What this task involves → Output the full listing below exactly, without the pictures.

Provided material →
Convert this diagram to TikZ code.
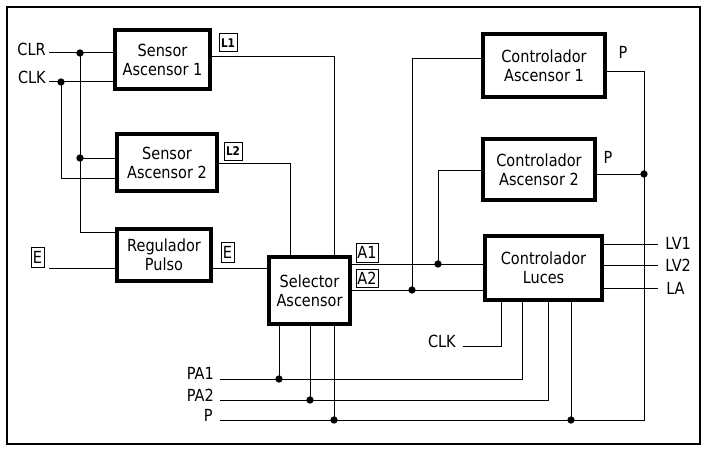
\documentclass[tikz,border=0pt]{standalone}
\usepackage{fontspec}
\setmainfont{DejaVu Sans}[FakeStretch=0.87]
\newcommand\pxu{0.75pt}
\begin{document}
\begin{tikzpicture}[x=0.75pt,y=-0.75pt,
  txt/.style={font=\fontsize{12.5}{14.3}\selectfont,inner sep=0pt},
  blk/.style={draw,line width=3pt,align=center,font=\fontsize{12.5}{14.3}\selectfont,inner sep=0pt},
  tag/.style={draw,line width=0.75pt,inner xsep=1pt,inner ysep=0pt,font=\fontsize{12.5}{14.3}\selectfont},
  btag/.style={draw,line width=0.75pt,inner sep=0pt,minimum width=18*\pxu,minimum height=18*\pxu,font=\bfseries\fontsize{9}{10}\selectfont},
  wire/.style={line width=0.75pt},
  dot/.style={circle,fill,inner sep=0pt,minimum size=5.5pt}]
\useasboundingbox (0,0) rectangle (707,453);
\draw[line width=1.1pt] (7,7) rectangle (700,444);

% blocks
\node[blk,minimum width=95*\pxu,minimum height=59*\pxu] (s1) at (162.5,59.5) {Sensor\\Ascensor 1};
\node[blk,minimum width=100*\pxu,minimum height=57*\pxu] (s2) at (167,162.5) {Sensor\\Ascensor 2};
\node[blk,minimum width=94*\pxu,minimum height=52*\pxu] (reg) at (164,255) {Regulador\\Pulso};
\node[blk,minimum width=81*\pxu,minimum height=67*\pxu] (sel) at (309.5,290.5) {Selector\\Ascensor};
\node[blk,minimum width=122*\pxu,minimum height=63*\pxu] (ca1) at (544,65.5) {Controlador\\Ascensor 1};
\node[blk,minimum width=112*\pxu,minimum height=61*\pxu] (ca2) at (539,169.5) {Controlador\\Ascensor 2};
\node[blk,minimum width=117*\pxu,minimum height=64*\pxu] (cl) at (543.5,268) {Controlador\\Luces};

% labels
\node[txt,anchor=east] (tclr) at (46,49) {CLR};
\node[txt,anchor=east] (tclk) at (46,77) {CLK};
\node[tag,minimum width=13*\pxu,minimum height=20*\pxu] (te1) at (37.5,257.5) {E};
\node[tag,minimum width=13*\pxu,minimum height=20*\pxu] (te2) at (227.5,252.5) {E};
\node[tag,minimum width=22*\pxu,minimum height=19*\pxu] (ta1) at (367,252.5) {A1};
\node[tag,minimum width=22*\pxu,minimum height=18*\pxu] (ta2) at (367,278.5) {A2};
\node[btag] (tl1) at (228,43) {L1};
\node[btag] (tl2) at (233,151.5) {L2};
\node[txt] (tp1) at (623,52) {P};
\node[txt] (tp2) at (608,157) {P};
\node[txt,anchor=west] (tlv1) at (665,243) {LV1};
\node[txt,anchor=west] (tlv2) at (665,265) {LV2};
\node[txt,anchor=west] (tla) at (666,288) {LA};
\node[txt,anchor=east] (tclkb) at (456,341) {CLK};
\node[txt,anchor=east] (tpa1) at (214,373) {PA1};
\node[txt,anchor=east] (tpa2) at (214,395) {PA2};
\node[txt,anchor=east] (tp) at (213,415) {P};

% junctions
\node[dot] (d1) at (80,53) {};
\node[dot] (d2) at (61,82) {};
\node[dot] (d3) at (80,158) {};
\node[dot] (d4) at (438,264) {};
\node[dot] (d5) at (412,290) {};
\node[dot] (d6) at (644,174) {};
\node[dot] (d7) at (571,420) {};
\node[dot] (d8) at (279,379) {};
\node[dot] (d9) at (310,400) {};
\node[dot] (d10) at (334,420) {};

% free ends
\coordinate (clr) at (49,53);
\coordinate (clk) at (49,82);
\coordinate (eL) at (49,268);
\coordinate (pR) at (644,420);
\coordinate (pL) at (220,420);
\coordinate (pa1) at (220,379);
\coordinate (pa2) at (220,400);
\coordinate (clkB) at (463,346);
\coordinate (lv1) at (658,244);
\coordinate (lv2) at (658,265);
\coordinate (la) at (658,288);

% wires
\draw[wire] (clr) -- (s1.west |- clr);
\draw[wire] (clk) -- (s1.west |- clk);
\draw[wire] (d1.center) |- (reg.west |- 0,232);
\draw[wire] (d3.center) -- (s2.west |- d3);
\draw[wire] (d2.center) |- (s2.west |- 0,178);
\draw[wire] (eL) -- (reg.west |- eL);
\draw[wire] (reg.east |- eL) -- (sel.west |- eL);
\draw[wire] (s1.east |- 0,57) -| (sel.north -| 334,0);
\draw[wire] (s2.east |- 0,163) -| (sel.north -| 290,0);
\draw[wire] (sel.east |- d4) -- (cl.west |- d4);
\draw[wire] (sel.east |- d5) -- (cl.west |- d5);
\draw[wire] (d4.center) |- (ca2.west |- 0,170);
\draw[wire] (d5.center) |- (ca1.west |- 0,59);
\draw[wire] (ca1.east |- 0,72) -| (pR) -- (pL);
\draw[wire] (ca2.east |- d6) -- (d6.center);
\draw[wire] (cl.east |- lv1) -- (lv1);
\draw[wire] (cl.east |- lv2) -- (lv2);
\draw[wire] (cl.east |- la) -- (la);
\draw[wire] (cl.south -| 501,0) |- (clkB);
\draw[wire] (cl.south -| 522,0) |- (pa1);
\draw[wire] (cl.south -| 548,0) |- (pa2);
\draw[wire] (cl.south -| d7) -- (d7.center);
\draw[wire] (sel.south -| d8) -- (d8.center);
\draw[wire] (sel.south -| d9) -- (d9.center);
\draw[wire] (sel.south -| d10) -- (d10.center);
\end{tikzpicture}
\end{document}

The result →
Convert this diagram to TikZ code.
\documentclass[tikz,border=0pt]{standalone}
\usepackage{fontspec}
\setmainfont{DejaVu Sans}[FakeStretch=0.87]
\newcommand\pxu{0.75pt}
\begin{document}
\begin{tikzpicture}[x=0.75pt,y=-0.75pt,
  txt/.style={font=\fontsize{12.5}{14.3}\selectfont,inner sep=0pt},
  blk/.style={draw,line width=3pt,align=center,font=\fontsize{12.5}{14.3}\selectfont,inner sep=0pt},
  tag/.style={draw,line width=0.75pt,inner xsep=1pt,inner ysep=0pt,font=\fontsize{12.5}{14.3}\selectfont},
  btag/.style={draw,line width=0.75pt,inner sep=0pt,minimum width=18*\pxu,minimum height=18*\pxu,font=\bfseries\fontsize{9}{10}\selectfont},
  wire/.style={line width=0.75pt},
  dot/.style={circle,fill,inner sep=0pt,minimum size=5.5pt}]
\useasboundingbox (0,0) rectangle (707,453);
\draw[line width=1.1pt] (7,7) rectangle (700,444);

% blocks
\node[blk,minimum width=95*\pxu,minimum height=59*\pxu] (s1) at (162.5,59.5) {Sensor\\Ascensor 1};
\node[blk,minimum width=100*\pxu,minimum height=57*\pxu] (s2) at (167,162.5) {Sensor\\Ascensor 2};
\node[blk,minimum width=94*\pxu,minimum height=52*\pxu] (reg) at (164,255) {Regulador\\Pulso};
\node[blk,minimum width=81*\pxu,minimum height=67*\pxu] (sel) at (309.5,290.5) {Selector\\Ascensor};
\node[blk,minimum width=122*\pxu,minimum height=63*\pxu] (ca1) at (544,65.5) {Controlador\\Ascensor 1};
\node[blk,minimum width=112*\pxu,minimum height=61*\pxu] (ca2) at (539,169.5) {Controlador\\Ascensor 2};
\node[blk,minimum width=117*\pxu,minimum height=64*\pxu] (cl) at (543.5,268) {Controlador\\Luces};

% labels
\node[txt,anchor=east] (tclr) at (46,49) {CLR};
\node[txt,anchor=east] (tclk) at (46,77) {CLK};
\node[tag,minimum width=13*\pxu,minimum height=20*\pxu] (te1) at (37.5,257.5) {E};
\node[tag,minimum width=13*\pxu,minimum height=20*\pxu] (te2) at (227.5,252.5) {E};
\node[tag,minimum width=22*\pxu,minimum height=19*\pxu] (ta1) at (367,252.5) {A1};
\node[tag,minimum width=22*\pxu,minimum height=18*\pxu] (ta2) at (367,278.5) {A2};
\node[btag] (tl1) at (228,43) {L1};
\node[btag] (tl2) at (233,151.5) {L2};
\node[txt] (tp1) at (623,52) {P};
\node[txt] (tp2) at (608,157) {P};
\node[txt,anchor=west] (tlv1) at (665,243) {LV1};
\node[txt,anchor=west] (tlv2) at (665,265) {LV2};
\node[txt,anchor=west] (tla) at (666,288) {LA};
\node[txt,anchor=east] (tclkb) at (456,341) {CLK};
\node[txt,anchor=east] (tpa1) at (214,373) {PA1};
\node[txt,anchor=east] (tpa2) at (214,395) {PA2};
\node[txt,anchor=east] (tp) at (213,415) {P};

% junctions
\node[dot] (d1) at (80,53) {};
\node[dot] (d2) at (61,82) {};
\node[dot] (d3) at (80,158) {};
\node[dot] (d4) at (438,264) {};
\node[dot] (d5) at (412,290) {};
\node[dot] (d6) at (644,174) {};
\node[dot] (d7) at (571,420) {};
\node[dot] (d8) at (279,379) {};
\node[dot] (d9) at (310,400) {};
\node[dot] (d10) at (334,420) {};

% free ends
\coordinate (clr) at (49,53);
\coordinate (clk) at (49,82);
\coordinate (eL) at (49,268);
\coordinate (pR) at (644,420);
\coordinate (pL) at (220,420);
\coordinate (pa1) at (220,379);
\coordinate (pa2) at (220,400);
\coordinate (clkB) at (463,346);
\coordinate (lv1) at (658,244);
\coordinate (lv2) at (658,265);
\coordinate (la) at (658,288);

% wires
\draw[wire] (clr) -- (s1.west |- clr);
\draw[wire] (clk) -- (s1.west |- clk);
\draw[wire] (d1.center) |- (reg.west |- 0,232);
\draw[wire] (d3.center) -- (s2.west |- d3);
\draw[wire] (d2.center) |- (s2.west |- 0,178);
\draw[wire] (eL) -- (reg.west |- eL);
\draw[wire] (reg.east |- eL) -- (sel.west |- eL);
\draw[wire] (s1.east |- 0,57) -| (sel.north -| 334,0);
\draw[wire] (s2.east |- 0,163) -| (sel.north -| 290,0);
\draw[wire] (sel.east |- d4) -- (cl.west |- d4);
\draw[wire] (sel.east |- d5) -- (cl.west |- d5);
\draw[wire] (d4.center) |- (ca2.west |- 0,170);
\draw[wire] (d5.center) |- (ca1.west |- 0,59);
\draw[wire] (ca1.east |- 0,72) -| (pR) -- (pL);
\draw[wire] (ca2.east |- d6) -- (d6.center);
\draw[wire] (cl.east |- lv1) -- (lv1);
\draw[wire] (cl.east |- lv2) -- (lv2);
\draw[wire] (cl.east |- la) -- (la);
\draw[wire] (cl.south -| 501,0) |- (clkB);
\draw[wire] (cl.south -| 522,0) |- (pa1);
\draw[wire] (cl.south -| 548,0) |- (pa2);
\draw[wire] (cl.south -| d7) -- (d7.center);
\draw[wire] (sel.south -| d8) -- (d8.center);
\draw[wire] (sel.south -| d9) -- (d9.center);
\draw[wire] (sel.south -| d10) -- (d10.center);
\end{tikzpicture}
\end{document}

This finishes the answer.